Пятого сентября к десяти часам утра меня вызвали на второй допрос. И в это утро я тоже старалась «жить»: выпила кальций, который мне полагался, съела тарелку геркулесовой каши, надела плащ и, позабыв
Пока я проделывала весь этот недолгий путь от Потаповското до Лубянки, у меня не было никаких четких предчувствий.
За эти двадцать дней безуспешных попыток, актов и обысков, самообольщений и отчаянья я так устала, что не будет кокетством признать, что, когда пресловутые, легендарные, огромные железные двери, отделявшие «светскую» Лубянку от монастырской, тайной — внутренней тюрьмы, со знаменитым скрипом и лязгом захлопнулись за мной, я почувствовала облегчение. Не надо больше ничего делать. Теперь все пойдет само собой. И состояние стресса, в котором я провела последние двадцать дней, сменилось легкостью и даже некоторой веселостью. О, эта необходимость действовать, как она всегда была мне тяжела!
Но облегчение это было даровано мне лишь в восемь часов вечера 5 сентября. А в десять часов утра Алексаночкин ждал меня в бюро пропусков. Мы поднялись с ним на лифте и пошли тем же унылым казенным коридором с линялыми дорожками, по которому я один раз уже ходила и по которому вышла. На этот раз он ввел меня в другую комнату, обставленную с той же унылостью, что и предыдущая, — какие-то вокзальные часы на стенке, занавесок нет, столы как в домоуправлении; но — и это меня даже рассмешило — два зеркальных шкафа, которым место лишь в каком-нибудь советском будуаре. В комнате толпилось несколько человек, и ничто не предвещало того интимного, обстоятельного допроса, что был в прошлый раз. Мне предложили лишь раздеться, и я повесила плащ и сумку на затрапезную вешалку. Вдруг Алексаночкин повернул ключ в дверце зеркального шкафа, вошел в него и исчез. За ним вошли и остальные, в том числе я. Шкаф представлял собой недлинный коридор, ведущий в просторную многооконную комнату, обставленную со всем бюрократическим шиком — гофрированные занавески, длинный полированный стол со стульями, а в стороне, довольно далеко от стола, одинокая маленькая табуреточка — для меня. Чтоб не за одним столом. И вот за этот стол уселось около двадцати солидных, весьма в возрасте, крупных, хорошо одетых мужчин и важными, суровыми голосами, с полным сознанием ответственности своей работы, стали задавать вопросы двадцатилетней, не очень умной и растерявшейся от «перекрестного метода» «контрабандистке». Руководил всем, как я потом прочла в стенограмме, — генерал-майор Чистяков. Спрашивали меня о том, что я собиралась делать в жизни.

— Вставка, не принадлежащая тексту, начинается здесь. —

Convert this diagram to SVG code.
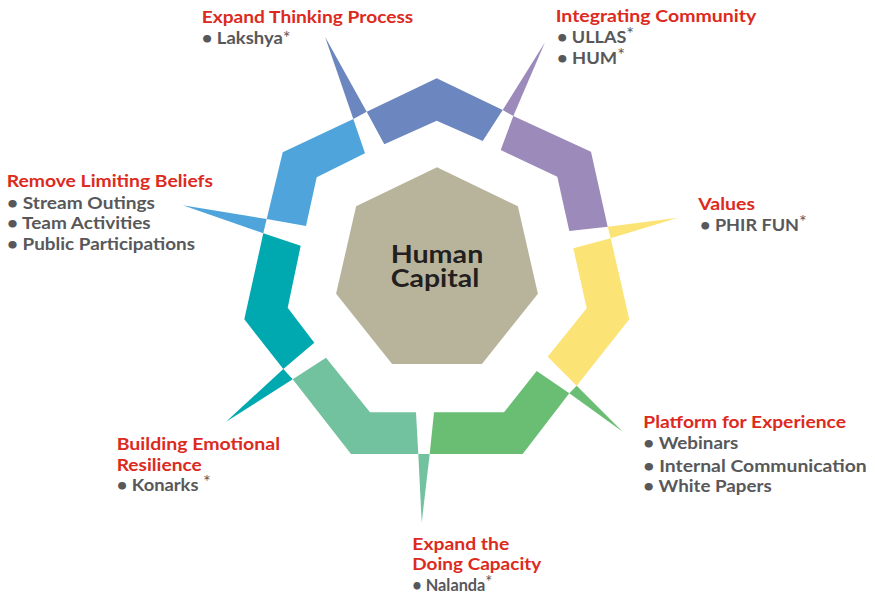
<svg xmlns="http://www.w3.org/2000/svg" width="875" height="595" viewBox="0 0 875 595">
<style>
.t{font-family:Lato,"Open Sans","Liberation Sans",sans-serif;font-weight:700;font-size:17.5px}
.h{fill:#dc2a20}
.b{fill:#58585a}
.s{font-weight:400}
.c{font-family:Lato,"Open Sans","Liberation Sans",sans-serif;font-weight:700;font-size:25px;fill:#231f20}
</style>
<rect width="875" height="595" fill="#ffffff"/>
<g id="connectors">
<polygon points="325,36.7 353.3,119 366.7,111.7" fill="#6c87bf"/>
<polygon points="545,42.3 502.7,110 513.3,116" fill="#9b8aba"/>
<polygon points="678,217.7 607.7,226.7 610.7,238.3" fill="#fbe475"/>
<polygon points="622.7,431.7 576.7,385.7 569.3,393.3" fill="#6abe74"/>
<polygon points="421.7,522.7 418.3,454 429.7,454" fill="#73c29f"/>
<polygon points="226,421.7 283.3,369 292.7,379.3" fill="#00a9b0"/>
<polygon points="182.7,205.3 266.7,219 263.3,233.3" fill="#4fa5db"/>
</g>
<g id="center">
<polygon points="437,167.3 517.9,206.3 537.9,293.8 481.9,364.1 392.1,364.1 336.1,293.8 356.1,206.3" fill="#b8b49c"/>
<text class="c" x="437" y="263.3" text-anchor="middle" textLength="92.6" lengthAdjust="spacingAndGlyphs">Human</text>
<text class="c" x="435" y="286.5" text-anchor="middle" textLength="88.6" lengthAdjust="spacingAndGlyphs">Capital</text>
</g>
<g id="expand-thinking">
<polygon points="366.7,111.7 436.7,78.3 502.7,110 482.7,141 436.7,120.7 384.3,144.3" fill="#6c87bf"/>
<text class="t h" x="201.7" y="23" textLength="211.6" lengthAdjust="spacingAndGlyphs">Expand Thinking Process</text>
<text class="t b" x="201.7" y="44" textLength="89" lengthAdjust="spacingAndGlyphs">• Lakshya<tspan class="s">*</tspan></text>
</g>
<g id="integrating-community">
<polygon points="513.3,116 591,151.7 607.7,226.7 569.3,231 557.3,176.7 500.7,150" fill="#9b8aba"/>
<text class="t h" x="555.7" y="22" textLength="200.5" lengthAdjust="spacingAndGlyphs">Integrating Community</text>
<text class="t b" x="557" y="42.5" textLength="77" lengthAdjust="spacingAndGlyphs">• ULLAS<tspan class="s" dy="-3">*</tspan></text>
<text class="t b" x="557" y="63.5" textLength="68" lengthAdjust="spacingAndGlyphs">• HUM<tspan class="s" dy="-3">*</tspan></text>
</g>
<g id="values">
<polygon points="610.7,238.3 629.3,319.3 576.7,385.7 547.7,356.7 586.7,308.3 573.3,248.3" fill="#fbe475"/>
<text class="t h" x="698.3" y="210" textLength="56.7" lengthAdjust="spacingAndGlyphs">Values</text>
<text class="t b" x="700" y="230.7" textLength="106.7" lengthAdjust="spacingAndGlyphs">• PHIR FUN<tspan class="s" dy="-3">*</tspan></text>
</g>
<g id="platform-experience">
<polygon points="569.3,393.3 522.7,454 429.7,454 434,412.3 504,412.3 536.7,371" fill="#6abe74"/>
<text class="t h" x="643.3" y="428.3" textLength="202.7" lengthAdjust="spacingAndGlyphs">Platform for Experience</text>
<text class="t b" x="643.3" y="449.3" textLength="95" lengthAdjust="spacingAndGlyphs">• Webinars</text>
<text class="t b" x="643.3" y="471.5" textLength="223.4" lengthAdjust="spacingAndGlyphs">• Internal Communication</text>
<text class="t b" x="643.3" y="492.3" textLength="128.4" lengthAdjust="spacingAndGlyphs">• White Papers</text>
</g>
<g id="expand-doing">
<polygon points="418.3,454 351,454 292.7,379.3 326,357.7 370,412.3 416,412.3" fill="#73c29f"/>
<text class="t h" x="412.3" y="549.5" textLength="97" lengthAdjust="spacingAndGlyphs">Expand the</text>
<text class="t h" x="412.3" y="570" textLength="129" lengthAdjust="spacingAndGlyphs">Doing Capacity</text>
<text class="t b" x="412.3" y="590.5" textLength="80" lengthAdjust="spacingAndGlyphs">• Nalanda<tspan class="s" dy="-3">*</tspan></text>
</g>
<g id="building-resilience">
<polygon points="283.3,369 244.3,319.3 263.3,233.3 300.7,245.7 287.7,307.7 314.3,342.7" fill="#00a9b0"/>
<text class="t h" x="116.7" y="450" textLength="163.3" lengthAdjust="spacingAndGlyphs">Building Emotional</text>
<text class="t h" x="116.7" y="470.7" textLength="85" lengthAdjust="spacingAndGlyphs">Resilience</text>
<text class="t b" x="116.7" y="491" textLength="94" lengthAdjust="spacingAndGlyphs">• Konarks <tspan class="s" dy="-3">*</tspan></text>
</g>
<g id="remove-beliefs">
<polygon points="266.7,219 282.7,152.3 353.3,119 365,153.3 316.7,177.3 306,226" fill="#4fa5db"/>
<text class="t h" x="6.7" y="186.7" textLength="206.3" lengthAdjust="spacingAndGlyphs">Remove Limiting Beliefs</text>
<text class="t b" x="7" y="209.3" textLength="148" lengthAdjust="spacingAndGlyphs">• Stream Outings</text>
<text class="t b" x="7" y="229.3" textLength="143.7" lengthAdjust="spacingAndGlyphs">• Team Activities</text>
<text class="t b" x="7" y="250" textLength="188" lengthAdjust="spacingAndGlyphs">• Public Participations</text>
</g>
</svg>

— Вы неплохо обеспечены, учитесь в советском вузе. Чем объяснить ваше недовольство советской властью?
— Что вы собирались делать за границей, выйдя замуж за гражданина Ниву?
— Знали ли вы о том, что ваша мать занимается контрабандой? Привлекала ли она вас?

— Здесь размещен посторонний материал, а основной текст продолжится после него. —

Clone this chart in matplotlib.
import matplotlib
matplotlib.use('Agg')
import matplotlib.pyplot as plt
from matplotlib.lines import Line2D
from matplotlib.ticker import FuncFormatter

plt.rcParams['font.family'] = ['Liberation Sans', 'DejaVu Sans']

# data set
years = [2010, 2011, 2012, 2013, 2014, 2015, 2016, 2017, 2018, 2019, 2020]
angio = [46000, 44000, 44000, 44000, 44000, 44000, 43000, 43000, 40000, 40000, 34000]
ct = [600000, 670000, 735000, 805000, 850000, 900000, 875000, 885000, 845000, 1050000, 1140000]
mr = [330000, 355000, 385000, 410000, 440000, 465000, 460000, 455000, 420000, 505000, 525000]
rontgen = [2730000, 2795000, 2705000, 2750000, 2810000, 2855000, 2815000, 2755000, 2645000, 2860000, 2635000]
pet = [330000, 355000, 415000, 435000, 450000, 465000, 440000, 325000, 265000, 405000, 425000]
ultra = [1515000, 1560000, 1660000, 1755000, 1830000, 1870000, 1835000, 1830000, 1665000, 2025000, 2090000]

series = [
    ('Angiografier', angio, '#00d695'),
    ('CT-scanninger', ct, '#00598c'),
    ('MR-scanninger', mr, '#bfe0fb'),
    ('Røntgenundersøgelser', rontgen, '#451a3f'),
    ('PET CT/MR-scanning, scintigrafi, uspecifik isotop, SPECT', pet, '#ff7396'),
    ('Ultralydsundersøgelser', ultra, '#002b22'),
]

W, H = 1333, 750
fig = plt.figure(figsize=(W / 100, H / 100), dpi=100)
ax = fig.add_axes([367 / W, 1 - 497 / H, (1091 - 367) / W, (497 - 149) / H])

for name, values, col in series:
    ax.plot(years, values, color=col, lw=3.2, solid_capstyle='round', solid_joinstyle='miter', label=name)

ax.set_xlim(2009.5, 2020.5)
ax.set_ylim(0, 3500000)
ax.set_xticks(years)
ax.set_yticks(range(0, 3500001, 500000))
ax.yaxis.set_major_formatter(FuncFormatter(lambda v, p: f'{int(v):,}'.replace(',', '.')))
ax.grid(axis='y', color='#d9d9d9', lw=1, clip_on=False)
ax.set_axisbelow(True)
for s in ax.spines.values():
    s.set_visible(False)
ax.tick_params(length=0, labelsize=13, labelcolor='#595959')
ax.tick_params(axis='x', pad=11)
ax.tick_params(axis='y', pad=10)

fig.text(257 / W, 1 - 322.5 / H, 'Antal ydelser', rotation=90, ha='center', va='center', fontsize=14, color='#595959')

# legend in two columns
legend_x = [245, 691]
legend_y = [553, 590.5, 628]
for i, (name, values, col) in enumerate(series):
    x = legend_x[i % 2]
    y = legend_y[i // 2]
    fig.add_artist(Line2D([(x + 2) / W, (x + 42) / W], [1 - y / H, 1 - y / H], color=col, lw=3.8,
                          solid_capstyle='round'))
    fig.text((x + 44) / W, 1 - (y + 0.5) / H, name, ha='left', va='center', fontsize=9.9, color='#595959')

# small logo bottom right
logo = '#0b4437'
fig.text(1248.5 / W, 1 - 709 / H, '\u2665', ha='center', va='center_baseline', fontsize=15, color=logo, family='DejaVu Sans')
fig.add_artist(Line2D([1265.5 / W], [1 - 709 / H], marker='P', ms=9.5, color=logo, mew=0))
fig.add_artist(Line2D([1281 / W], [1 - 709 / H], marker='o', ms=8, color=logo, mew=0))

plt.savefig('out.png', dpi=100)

— Знал ли Пастернак о преступных действиях Ивинской?
Последний вопрос застал меня врасплох. Я чувствовала себя ответственной перед памятью Б.Л., нужно было не дать им возможности поливать его, лишь три месяца назад умершего, новой грязью, отвести от памяти его нависшую опасность разоблачения — за долларом-де тянулся… И все-таки: при обыске они взяли копии контрактов и писем, подписанных им, а может быть, даже получали через Гарритано и подлинники — правдоподобно ли было приписывать матери всю эту деятельность? Я сказала: «Знал, но не считал эти действия преступными».
— Тогда почему же он нелегально вел свою переписку?
— Легально, я сама отправляла на почтамте много писем…
— Зачитайте протокол.
Алексаночкин полистал лежавшие перед ним бумаги. «На допросе от 16 августа ваша мать показывает… на допросе от 20, 22, 27…» И пошло, пошло… Имена, даты… «Диппочта посольства ФРГ отправляется в четверг, в этот день Шеве…» «Жорж Нива, жених моей дочери…» Вопрос: знали ли ваши дети о ваших преступных действиях? Ответ: да, мои дети, Ирина и Дмитрий, знали о моих преступных действиях. Вопрос: знала ли А. С. Эфрон о ваших преступных действиях? Ответ: да, А. С. Эфрон знала о моих преступных действиях… И так далее… Бедная, доверчивая мама!